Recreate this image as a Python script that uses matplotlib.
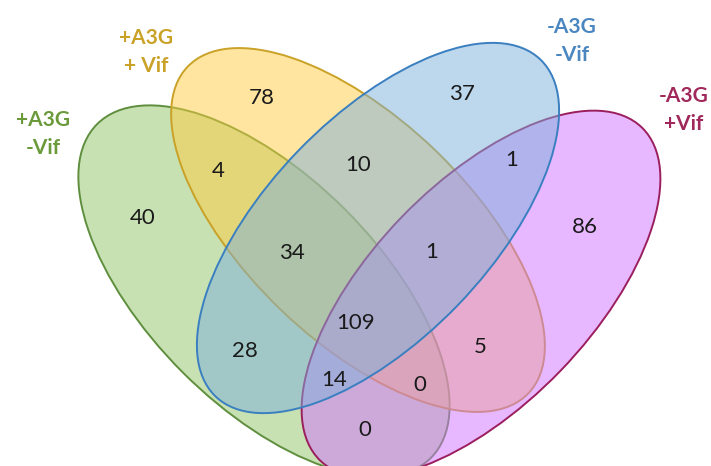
+ + + + +
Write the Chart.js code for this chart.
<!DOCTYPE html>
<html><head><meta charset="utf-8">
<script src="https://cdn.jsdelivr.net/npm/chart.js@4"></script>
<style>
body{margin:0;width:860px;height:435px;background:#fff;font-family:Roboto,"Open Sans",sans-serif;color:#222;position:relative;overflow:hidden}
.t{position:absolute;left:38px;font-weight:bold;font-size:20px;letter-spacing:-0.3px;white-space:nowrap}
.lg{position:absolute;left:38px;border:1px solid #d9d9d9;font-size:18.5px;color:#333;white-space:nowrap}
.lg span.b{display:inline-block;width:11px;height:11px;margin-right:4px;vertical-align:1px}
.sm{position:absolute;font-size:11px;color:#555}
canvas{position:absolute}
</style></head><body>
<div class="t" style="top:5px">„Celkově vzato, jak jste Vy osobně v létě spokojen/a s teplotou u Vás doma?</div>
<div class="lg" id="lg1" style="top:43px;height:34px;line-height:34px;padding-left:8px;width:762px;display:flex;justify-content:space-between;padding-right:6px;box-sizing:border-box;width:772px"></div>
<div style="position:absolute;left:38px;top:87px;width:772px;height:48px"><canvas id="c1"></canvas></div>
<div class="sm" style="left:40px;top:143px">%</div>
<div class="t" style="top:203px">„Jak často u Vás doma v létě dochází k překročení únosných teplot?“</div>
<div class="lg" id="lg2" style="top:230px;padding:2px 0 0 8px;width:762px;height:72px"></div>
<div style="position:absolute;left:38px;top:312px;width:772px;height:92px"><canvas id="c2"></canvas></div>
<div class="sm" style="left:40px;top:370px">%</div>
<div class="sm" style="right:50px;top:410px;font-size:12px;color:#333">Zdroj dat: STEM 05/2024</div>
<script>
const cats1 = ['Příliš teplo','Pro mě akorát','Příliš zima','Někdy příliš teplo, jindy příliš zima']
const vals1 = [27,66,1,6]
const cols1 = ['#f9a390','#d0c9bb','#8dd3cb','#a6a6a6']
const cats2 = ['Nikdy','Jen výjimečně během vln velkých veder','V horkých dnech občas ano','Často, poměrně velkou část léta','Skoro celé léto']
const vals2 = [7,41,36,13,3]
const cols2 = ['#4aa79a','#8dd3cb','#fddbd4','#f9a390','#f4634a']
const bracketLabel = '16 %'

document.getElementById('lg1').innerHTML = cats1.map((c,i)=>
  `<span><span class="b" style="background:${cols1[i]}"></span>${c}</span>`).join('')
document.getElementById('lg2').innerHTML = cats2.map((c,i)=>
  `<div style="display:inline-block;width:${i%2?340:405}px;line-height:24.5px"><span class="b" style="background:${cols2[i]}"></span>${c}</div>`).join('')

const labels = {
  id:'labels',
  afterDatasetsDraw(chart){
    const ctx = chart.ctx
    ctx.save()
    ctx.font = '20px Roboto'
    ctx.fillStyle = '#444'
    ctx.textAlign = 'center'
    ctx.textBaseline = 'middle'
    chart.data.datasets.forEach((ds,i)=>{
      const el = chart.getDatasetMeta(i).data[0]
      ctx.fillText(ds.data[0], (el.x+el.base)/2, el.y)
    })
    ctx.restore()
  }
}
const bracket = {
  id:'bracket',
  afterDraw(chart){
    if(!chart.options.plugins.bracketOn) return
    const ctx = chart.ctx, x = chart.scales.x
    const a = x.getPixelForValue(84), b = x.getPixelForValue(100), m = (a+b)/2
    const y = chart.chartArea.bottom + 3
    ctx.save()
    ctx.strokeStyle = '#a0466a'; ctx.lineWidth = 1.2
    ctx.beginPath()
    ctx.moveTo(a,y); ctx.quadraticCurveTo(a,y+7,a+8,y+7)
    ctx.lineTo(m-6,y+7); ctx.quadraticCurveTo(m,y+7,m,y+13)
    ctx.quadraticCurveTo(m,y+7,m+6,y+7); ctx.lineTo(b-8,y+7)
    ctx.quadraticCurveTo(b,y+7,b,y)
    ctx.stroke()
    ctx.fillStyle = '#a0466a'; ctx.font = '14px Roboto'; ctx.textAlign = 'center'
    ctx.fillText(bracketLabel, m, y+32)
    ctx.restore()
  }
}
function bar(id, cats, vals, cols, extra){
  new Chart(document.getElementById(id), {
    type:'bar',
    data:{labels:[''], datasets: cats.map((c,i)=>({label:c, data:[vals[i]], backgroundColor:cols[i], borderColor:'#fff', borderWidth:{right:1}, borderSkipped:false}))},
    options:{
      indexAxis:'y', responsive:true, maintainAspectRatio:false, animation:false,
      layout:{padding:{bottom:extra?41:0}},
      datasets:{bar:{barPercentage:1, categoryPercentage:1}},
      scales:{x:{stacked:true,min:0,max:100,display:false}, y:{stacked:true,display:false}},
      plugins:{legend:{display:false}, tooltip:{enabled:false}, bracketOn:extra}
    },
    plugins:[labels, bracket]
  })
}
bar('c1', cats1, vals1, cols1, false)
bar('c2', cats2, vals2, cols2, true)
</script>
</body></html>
+ + + + +
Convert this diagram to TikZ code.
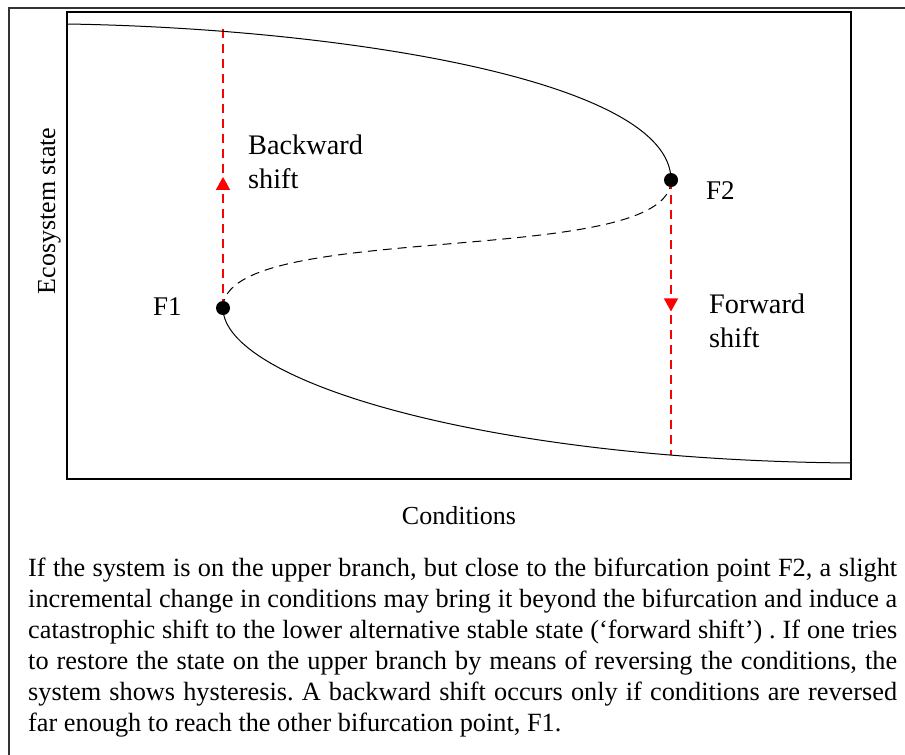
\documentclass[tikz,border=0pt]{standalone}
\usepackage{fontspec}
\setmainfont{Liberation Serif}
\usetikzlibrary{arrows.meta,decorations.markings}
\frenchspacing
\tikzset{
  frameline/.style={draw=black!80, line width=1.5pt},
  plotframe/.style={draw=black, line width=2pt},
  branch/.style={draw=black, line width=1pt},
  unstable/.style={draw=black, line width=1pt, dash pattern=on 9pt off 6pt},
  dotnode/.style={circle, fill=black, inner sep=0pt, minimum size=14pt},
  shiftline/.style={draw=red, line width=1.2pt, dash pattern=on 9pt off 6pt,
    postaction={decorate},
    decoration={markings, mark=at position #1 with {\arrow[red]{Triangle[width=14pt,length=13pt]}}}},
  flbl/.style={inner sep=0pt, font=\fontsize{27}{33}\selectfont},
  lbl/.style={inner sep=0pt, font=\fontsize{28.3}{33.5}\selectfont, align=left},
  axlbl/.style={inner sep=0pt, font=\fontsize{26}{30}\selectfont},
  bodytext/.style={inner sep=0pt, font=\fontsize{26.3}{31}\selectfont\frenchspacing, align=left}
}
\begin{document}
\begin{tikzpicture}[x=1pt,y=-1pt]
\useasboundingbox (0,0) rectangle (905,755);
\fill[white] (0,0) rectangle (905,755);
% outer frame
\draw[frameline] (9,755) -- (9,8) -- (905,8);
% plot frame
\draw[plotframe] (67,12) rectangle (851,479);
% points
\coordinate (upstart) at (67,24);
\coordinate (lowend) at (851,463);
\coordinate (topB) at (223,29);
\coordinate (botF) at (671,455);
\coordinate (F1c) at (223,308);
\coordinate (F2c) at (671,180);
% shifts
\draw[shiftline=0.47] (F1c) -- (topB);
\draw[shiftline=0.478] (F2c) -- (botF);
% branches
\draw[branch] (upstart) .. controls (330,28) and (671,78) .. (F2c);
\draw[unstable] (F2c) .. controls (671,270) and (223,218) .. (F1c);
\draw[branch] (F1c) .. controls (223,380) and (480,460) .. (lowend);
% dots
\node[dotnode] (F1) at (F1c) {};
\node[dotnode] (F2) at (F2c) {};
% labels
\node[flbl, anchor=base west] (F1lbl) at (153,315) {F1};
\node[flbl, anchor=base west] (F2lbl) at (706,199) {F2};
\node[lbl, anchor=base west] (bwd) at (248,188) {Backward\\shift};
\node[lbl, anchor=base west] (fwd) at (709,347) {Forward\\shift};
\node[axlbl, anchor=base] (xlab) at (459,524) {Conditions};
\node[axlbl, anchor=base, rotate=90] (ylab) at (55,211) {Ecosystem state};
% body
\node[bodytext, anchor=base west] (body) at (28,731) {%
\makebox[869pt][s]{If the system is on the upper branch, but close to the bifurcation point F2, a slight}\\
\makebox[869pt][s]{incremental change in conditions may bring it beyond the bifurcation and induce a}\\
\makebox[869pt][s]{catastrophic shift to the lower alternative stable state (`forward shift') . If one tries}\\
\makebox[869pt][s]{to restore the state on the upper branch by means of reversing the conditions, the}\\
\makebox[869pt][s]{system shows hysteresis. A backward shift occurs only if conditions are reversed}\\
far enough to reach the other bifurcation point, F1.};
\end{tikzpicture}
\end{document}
+ + + + +
Locate the lines above that contain "script" and copy them.

*Written response*
Recreate this image as a Python script that uses matplotlib.
<script src="https://cdn.jsdelivr.net/npm/chart.js@4"></script>
<script>
</script>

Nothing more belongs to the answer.